From the first line of the data below through the line bearing "minimum width=173.25pt, minimum", reproduce each line exactly; do not include pictures.

▶ [DATA EXTRACT]
═══
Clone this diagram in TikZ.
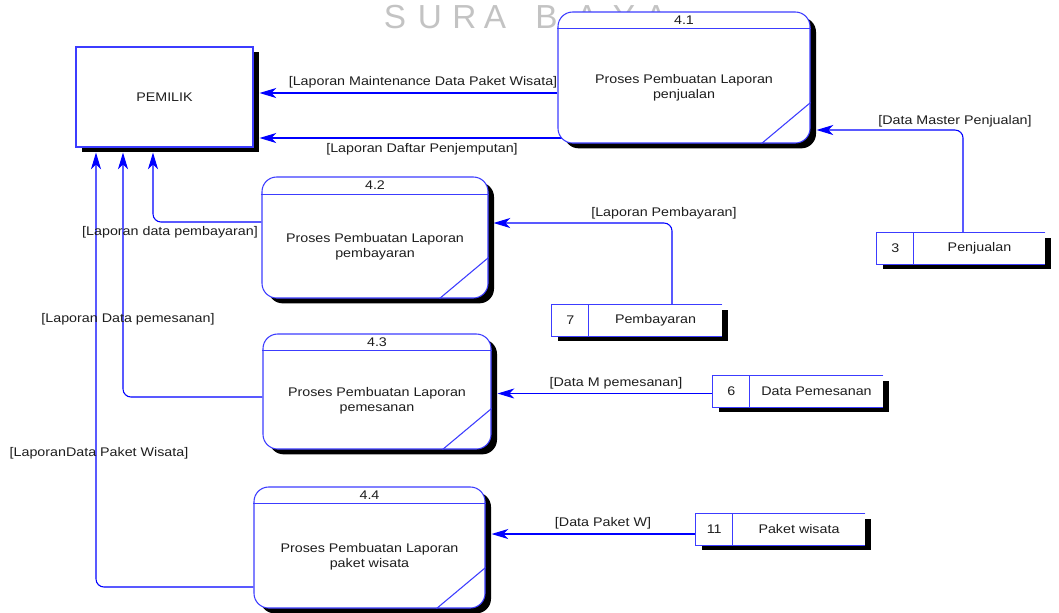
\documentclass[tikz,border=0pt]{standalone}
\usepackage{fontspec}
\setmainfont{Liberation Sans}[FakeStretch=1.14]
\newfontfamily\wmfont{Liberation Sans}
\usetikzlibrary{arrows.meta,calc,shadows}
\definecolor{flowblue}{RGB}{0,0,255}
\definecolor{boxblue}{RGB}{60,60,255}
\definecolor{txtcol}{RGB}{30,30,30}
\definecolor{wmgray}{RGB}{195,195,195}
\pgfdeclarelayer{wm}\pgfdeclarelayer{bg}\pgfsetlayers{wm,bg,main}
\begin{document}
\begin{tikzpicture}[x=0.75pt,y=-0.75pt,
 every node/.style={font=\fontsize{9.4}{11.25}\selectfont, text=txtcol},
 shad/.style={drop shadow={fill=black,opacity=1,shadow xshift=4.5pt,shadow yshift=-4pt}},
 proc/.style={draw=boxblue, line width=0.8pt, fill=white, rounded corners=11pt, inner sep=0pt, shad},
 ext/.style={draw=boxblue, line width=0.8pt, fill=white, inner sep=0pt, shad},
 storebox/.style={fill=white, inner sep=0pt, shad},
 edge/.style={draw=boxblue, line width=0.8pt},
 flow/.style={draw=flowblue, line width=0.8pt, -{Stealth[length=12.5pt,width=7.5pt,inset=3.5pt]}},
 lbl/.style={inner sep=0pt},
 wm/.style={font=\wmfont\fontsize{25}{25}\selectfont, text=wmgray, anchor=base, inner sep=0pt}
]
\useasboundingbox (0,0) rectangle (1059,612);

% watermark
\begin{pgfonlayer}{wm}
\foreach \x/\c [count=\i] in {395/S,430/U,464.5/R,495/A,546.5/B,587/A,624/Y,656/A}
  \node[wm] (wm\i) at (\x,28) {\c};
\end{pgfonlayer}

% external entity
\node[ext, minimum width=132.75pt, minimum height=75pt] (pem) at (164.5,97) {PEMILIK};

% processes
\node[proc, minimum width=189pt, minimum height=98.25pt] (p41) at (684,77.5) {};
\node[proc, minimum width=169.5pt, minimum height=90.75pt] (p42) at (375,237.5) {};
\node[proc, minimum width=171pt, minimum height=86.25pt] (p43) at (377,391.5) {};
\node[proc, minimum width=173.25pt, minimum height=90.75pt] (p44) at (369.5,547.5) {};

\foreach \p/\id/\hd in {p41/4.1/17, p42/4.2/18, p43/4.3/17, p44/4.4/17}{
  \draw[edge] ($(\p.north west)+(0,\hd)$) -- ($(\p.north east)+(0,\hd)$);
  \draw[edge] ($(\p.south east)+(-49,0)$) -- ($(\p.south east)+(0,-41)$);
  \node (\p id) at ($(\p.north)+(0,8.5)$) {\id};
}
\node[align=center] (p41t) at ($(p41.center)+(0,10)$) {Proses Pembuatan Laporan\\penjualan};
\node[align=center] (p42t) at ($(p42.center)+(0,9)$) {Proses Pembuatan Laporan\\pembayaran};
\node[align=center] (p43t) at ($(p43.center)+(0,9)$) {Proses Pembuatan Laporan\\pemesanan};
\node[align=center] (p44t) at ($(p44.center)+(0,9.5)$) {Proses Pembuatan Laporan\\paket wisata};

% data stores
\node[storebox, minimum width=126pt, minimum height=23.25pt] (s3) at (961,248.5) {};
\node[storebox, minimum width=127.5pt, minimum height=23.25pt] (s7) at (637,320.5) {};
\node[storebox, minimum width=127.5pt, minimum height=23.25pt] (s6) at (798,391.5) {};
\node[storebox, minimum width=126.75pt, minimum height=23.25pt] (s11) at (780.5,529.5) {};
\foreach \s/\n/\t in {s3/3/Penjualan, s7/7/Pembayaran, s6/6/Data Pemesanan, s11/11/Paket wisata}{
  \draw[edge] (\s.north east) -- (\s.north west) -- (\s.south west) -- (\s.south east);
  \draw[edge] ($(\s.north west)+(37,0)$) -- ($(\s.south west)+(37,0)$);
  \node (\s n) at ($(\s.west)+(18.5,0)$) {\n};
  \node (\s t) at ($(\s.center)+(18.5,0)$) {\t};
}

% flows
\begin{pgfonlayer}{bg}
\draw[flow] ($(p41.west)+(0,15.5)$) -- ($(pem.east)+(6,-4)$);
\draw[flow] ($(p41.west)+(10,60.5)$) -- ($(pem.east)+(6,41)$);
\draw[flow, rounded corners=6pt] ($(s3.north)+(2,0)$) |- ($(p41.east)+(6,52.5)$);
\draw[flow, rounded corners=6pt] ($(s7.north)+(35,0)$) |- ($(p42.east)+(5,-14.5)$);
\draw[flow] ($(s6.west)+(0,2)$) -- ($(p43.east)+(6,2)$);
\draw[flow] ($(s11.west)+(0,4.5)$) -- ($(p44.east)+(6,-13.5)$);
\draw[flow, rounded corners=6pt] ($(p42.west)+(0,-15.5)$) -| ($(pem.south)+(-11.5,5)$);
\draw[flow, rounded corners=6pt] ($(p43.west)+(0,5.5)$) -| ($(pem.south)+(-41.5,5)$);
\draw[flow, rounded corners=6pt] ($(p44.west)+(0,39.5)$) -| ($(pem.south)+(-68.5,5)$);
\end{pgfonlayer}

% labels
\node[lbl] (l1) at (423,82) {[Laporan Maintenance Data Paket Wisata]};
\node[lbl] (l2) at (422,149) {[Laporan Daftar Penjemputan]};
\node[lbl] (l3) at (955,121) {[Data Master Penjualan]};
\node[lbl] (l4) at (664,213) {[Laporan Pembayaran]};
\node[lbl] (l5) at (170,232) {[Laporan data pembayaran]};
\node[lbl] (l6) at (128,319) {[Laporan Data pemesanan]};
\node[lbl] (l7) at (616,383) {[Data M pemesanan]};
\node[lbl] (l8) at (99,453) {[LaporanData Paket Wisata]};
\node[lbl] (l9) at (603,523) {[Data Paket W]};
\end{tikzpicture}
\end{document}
═══
▶ [THE REPLY]
Clone this diagram in TikZ.
\documentclass[tikz,border=0pt]{standalone}
\usepackage{fontspec}
\setmainfont{Liberation Sans}[FakeStretch=1.14]
\newfontfamily\wmfont{Liberation Sans}
\usetikzlibrary{arrows.meta,calc,shadows}
\definecolor{flowblue}{RGB}{0,0,255}
\definecolor{boxblue}{RGB}{60,60,255}
\definecolor{txtcol}{RGB}{30,30,30}
\definecolor{wmgray}{RGB}{195,195,195}
\pgfdeclarelayer{wm}\pgfdeclarelayer{bg}\pgfsetlayers{wm,bg,main}
\begin{document}
\begin{tikzpicture}[x=0.75pt,y=-0.75pt,
 every node/.style={font=\fontsize{9.4}{11.25}\selectfont, text=txtcol},
 shad/.style={drop shadow={fill=black,opacity=1,shadow xshift=4.5pt,shadow yshift=-4pt}},
 proc/.style={draw=boxblue, line width=0.8pt, fill=white, rounded corners=11pt, inner sep=0pt, shad},
 ext/.style={draw=boxblue, line width=0.8pt, fill=white, inner sep=0pt, shad},
 storebox/.style={fill=white, inner sep=0pt, shad},
 edge/.style={draw=boxblue, line width=0.8pt},
 flow/.style={draw=flowblue, line width=0.8pt, -{Stealth[length=12.5pt,width=7.5pt,inset=3.5pt]}},
 lbl/.style={inner sep=0pt},
 wm/.style={font=\wmfont\fontsize{25}{25}\selectfont, text=wmgray, anchor=base, inner sep=0pt}
]
\useasboundingbox (0,0) rectangle (1059,612);

% watermark
\begin{pgfonlayer}{wm}
\foreach \x/\c [count=\i] in {395/S,430/U,464.5/R,495/A,546.5/B,587/A,624/Y,656/A}
  \node[wm] (wm\i) at (\x,28) {\c};
\end{pgfonlayer}

% external entity
\node[ext, minimum width=132.75pt, minimum height=75pt] (pem) at (164.5,97) {PEMILIK};

% processes
\node[proc, minimum width=189pt, minimum height=98.25pt] (p41) at (684,77.5) {};
\node[proc, minimum width=169.5pt, minimum height=90.75pt] (p42) at (375,237.5) {};
\node[proc, minimum width=171pt, minimum height=86.25pt] (p43) at (377,391.5) {};
\node[proc, minimum width=173.25pt, minimum height=90.75pt] (p44) at (369.5,547.5) {};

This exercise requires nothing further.